何となく怖くて、積極的にライブの感想を聞けなかった。物販でCDを買っていたので、少し興味を持ってくれたのだと思いたい。
用意周到にも私は油性マジックペンを持参していたので、CDにはその場でメンバー全員分サインを入れて頂いた。(ありがとうございます。)
竹馬よ、それ(サイン入りCD)は私が手に入れるのに煩悶しながら2ヶ月かかったやつやぞ。もっと有り難がってくれなーーとは言えない。

竹馬宅への道のり、冗談混じりにファンダム名は?メンバーカラーは?など質問を受けながら歩いた。
(そんなものはない。たぶん。)
兎にも角にも、友達とライブに行く、という目的は達成されたわけだけれどーー
竹馬は人の好きなものに対して決して否定的な言葉は言わないし、いつもポジティブな意見をくれる。今回だってそうだ。
でも今日のライブが彼女に何を残せたか、胸の内までは不明瞭だ。
思えば、今回竹馬の家に泊まる約束を取り付ける前から、若干私のフーテン族に対する熱量に引いていた感があるのではと、自分の言動などを思い返して反省することがある。
ごめんよ。
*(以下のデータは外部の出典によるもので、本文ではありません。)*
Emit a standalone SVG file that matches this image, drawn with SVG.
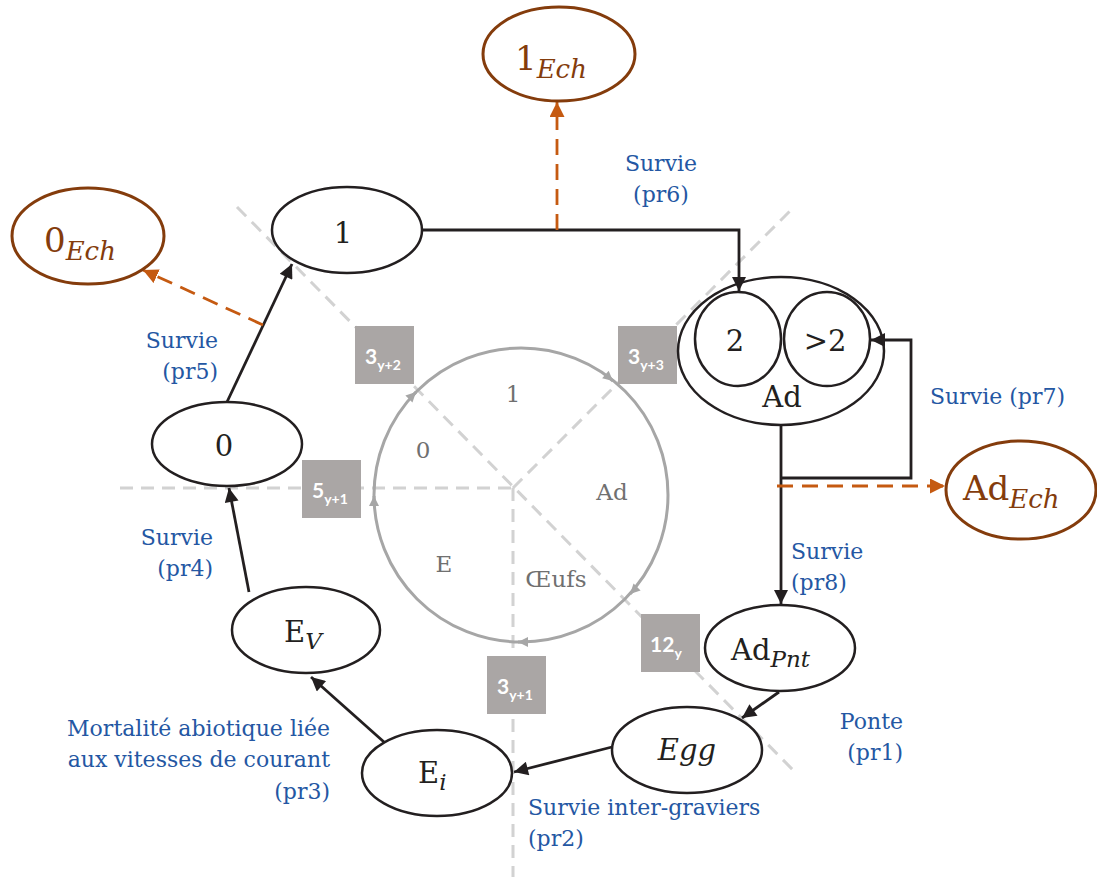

昔から君の知る通り、私は性根がオタクで、ハマってしまうと、どっかおかしくなっちゃうんだな。

曲聴いてみるね、と言ってくれた。私が竹馬の影響でK-POPを好きになったように、何か彼女にも影響を与えられたなら嬉しい。
出来ればまたいつか、一緒にライブに行けたらいいな。